Differences between actuarial assumptions and actual plan results are deferred and amortized into cost when the accumulated differences exceed 10% of the greater of the PBO or the MRVPA. If necessary, the excess is amortized over the average remaining service period of active employees.
In addition to the assumptions listed above, the measurement of the plans' obligations and costs depend on other factors such as employee demographics, the level of contributions made to the plans, earnings on the plans' assets and mortality rates.
Income Taxes We account for income taxes in accordance with SFAS 109 and FIN 48 which require that deferred tax assets and liabilities be recognized using enacted tax rates for the effect of temporary differences between the book and tax basis of recorded assets and liabilities. SFAS 109 and FIN 48 also requires that deferred tax assets be reduced by a valuation if it is more likely than not that some portion or all of the deferred tax asset will not be realized. We adopted the provisions of FIN 48 on January 1, 2007. At the date of adoption and as of December 31, 2007, we did not have a liability for unrecognized tax benefits.

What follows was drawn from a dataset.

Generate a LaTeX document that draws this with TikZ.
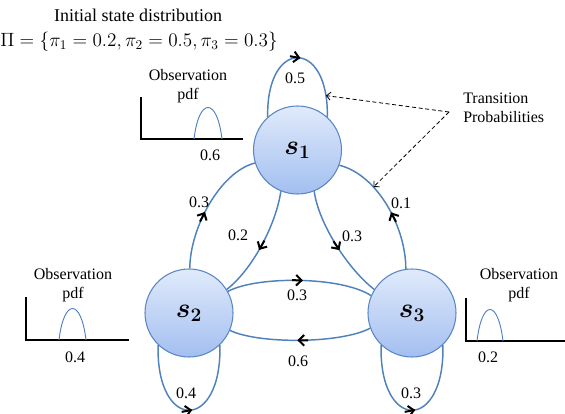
\documentclass[tikz,border=0pt]{standalone}
\usepackage{fontspec}
\setmainfont{Liberation Serif}
\usepackage{amsmath,bm}
\usetikzlibrary{arrows.meta,decorations.markings}

\definecolor{statetop}{HTML}{E0EAFB}
\definecolor{statebot}{HTML}{A3BFF0}
\definecolor{stateline}{HTML}{5A86C4}
\definecolor{edgeblue}{HTML}{4F81BD}

\tikzset{
  state/.style={circle, draw=stateline, line width=0.8pt, top color=statetop,
    bottom color=statebot, minimum size=66pt, inner sep=0pt,
    font=\fontsize{21}{24}\selectfont},
  trans/.style={draw=edgeblue, line width=1.1pt},
  midarrow/.style={postaction={decorate}, decoration={markings,
    mark=at position #1 with {%
      \draw[black, line width=1.5pt] (-8pt,0) -- (-0.5pt,0);
      \arrow[black]{Straight Barb[length=4pt,width=8pt,line width=1.5pt]}}}},
  lbl/.style={inner sep=0pt, font=\fontsize{12}{14}\selectfont},
  txt/.style={inner sep=0pt, align=center, font=\fontsize{12}{14.25}\selectfont},
  pointer/.style={black, densely dashed, line width=0.6pt,
    -{Straight Barb[length=3pt,width=6pt,line width=0.6pt]}},
  axisline/.style={black, line width=1.8pt, line join=miter},
  pdfcurve/.style={draw=edgeblue, line width=0.7pt}
}

\begin{document}
\begin{tikzpicture}[x=0.75pt, y=-0.75pt]
  \useasboundingbox (0,0) rectangle (565,414);

  % initial distribution
  \node[inner sep=0pt, font=\fontsize{13.5}{16}\selectfont] (title) at (138,15) {Initial state distribution};
  \node[inner sep=0pt, font=\fontsize{14.5}{17}\selectfont] (pi) at (139,42)
    {$\Pi=\{\pi_1=0.2,\pi_2=0.5,\pi_3=0.3\}$};

  % states
  \node[state] (s1) at (297.5,150) {$\bm{s}_{\bm{1}}$};
  \node[state] (s2) at (189,313) {$\bm{s}_{\bm{2}}$};
  \node[state] (s3) at (412,313) {$\bm{s}_{\bm{3}}$};

  % self loops
  \draw[trans, midarrow=0.52] (s1.132) .. controls (266,38) and (329,38) .. coordinate[pos=0.9] (loopr) (s1.48);
  \draw[trans, midarrow=0.52] (s2.226) .. controls (156,432) and (222,432) .. (s2.314);
  \draw[trans, midarrow=0.52] (s3.226) .. controls (379,432) and (445,432) .. (s3.314);

  % transitions between states
  \draw[trans, midarrow=0.45] (s2.89) .. controls (190,228) and (220,172) .. (s1.197);
  \draw[trans, midarrow=0.55] (s1.248) .. controls (276,225) and (252,270) .. (s2.32);
  \draw[trans, midarrow=0.55] (s1.292) .. controls (319,225) and (349,270) .. (s3.148);
  \draw[trans, midarrow=0.45] (s3.98) .. controls (406,228) and (378,175) .. coordinate[pos=0.67] (outr) (s1.340);
  \draw[trans, midarrow=0.52] (s2.29) .. controls (256,276) and (341,276) .. (s3.157);
  \draw[trans, midarrow=0.52] (s3.200) .. controls (340,344) and (258,344) .. (s2.337.5);

  % transition labels
  \node[lbl] (p11) at (295,78) {0.5};
  \node[lbl] (p22) at (186,393) {0.4};
  \node[lbl] (p33) at (411,393) {0.3};
  \node[lbl] (p21) at (199,202) {0.3};
  \node[lbl] (p12) at (238,235) {0.2};
  \node[lbl] (p13) at (352,236) {0.3};
  \node[lbl] (p31) at (401,203) {0.1};
  \node[lbl] (p23) at (297,295) {0.3};
  \node[lbl] (p32) at (298,361) {0.6};

  % callout
  \node[txt, align=left, anchor=north west] (tp) at (463,93) {Transition\\Probabilities};
  \coordinate (tpfoot) at (449,112);
  \draw[pointer] (tpfoot) -- (loopr);
  \draw[pointer] (tpfoot) -- (outr);

  % observation pdfs
  \node[txt] (obs1) at (188,86.5) {Observation\\pdf};
  \draw[axisline] (141,97) -- (141,139) -- (243,139);
  \draw[pdfcurve] (194,139) .. controls (199,97) and (217,97) .. (222,139);
  \node[lbl] (o1) at (210,155) {0.6};

  \node[txt] (obs2) at (73,285.5) {Observation\\pdf};
  \draw[axisline] (26,297) -- (26,340) -- (129,340);
  \draw[pdfcurve] (59,340) .. controls (64,298) and (81,298) .. (86,340);
  \node[lbl] (o2) at (75,357) {0.4};

  \node[txt] (obs3) at (519,285.5) {Observation\\pdf};
  \draw[axisline] (466,298) -- (466,341) -- (565,341);
  \draw[pdfcurve] (477,341) .. controls (482,299) and (498,299) .. (503,341);
  \node[lbl] (o3) at (488,357) {0.2};
\end{tikzpicture}
\end{document}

Our net long-term deferred tax liability totaled $566 million at December 31, 2007 (see Note 8 "Income Taxes"). This liability is estimated based on the expected future tax consequences of items recognized in the financial statements. After application of the federal statutory tax rate to book income, judgment is required with respect to the timing and deductibility of expense in our income tax returns. For state income tax and other taxes, judgment is also required with respect to the apportionment among the various jurisdictions. A valuation allowance is recorded if we expect that it is more likely than not that our deferred tax assets will not be realized. We had a $3 million valuation allowance on $53 million of deferred tax assets as of December 31, 2007, reflecting the expectation that most of these assets will be realized. In addition, we operate within multiple taxing jurisdictions and we are subject to audit in these jurisdictions. These audits can involve complex issues, which may require an extended period of time to resolve. We maintain a liability for the estimate of potential income tax exposure and in our opinion adequate provisions for income taxes have been made for all years.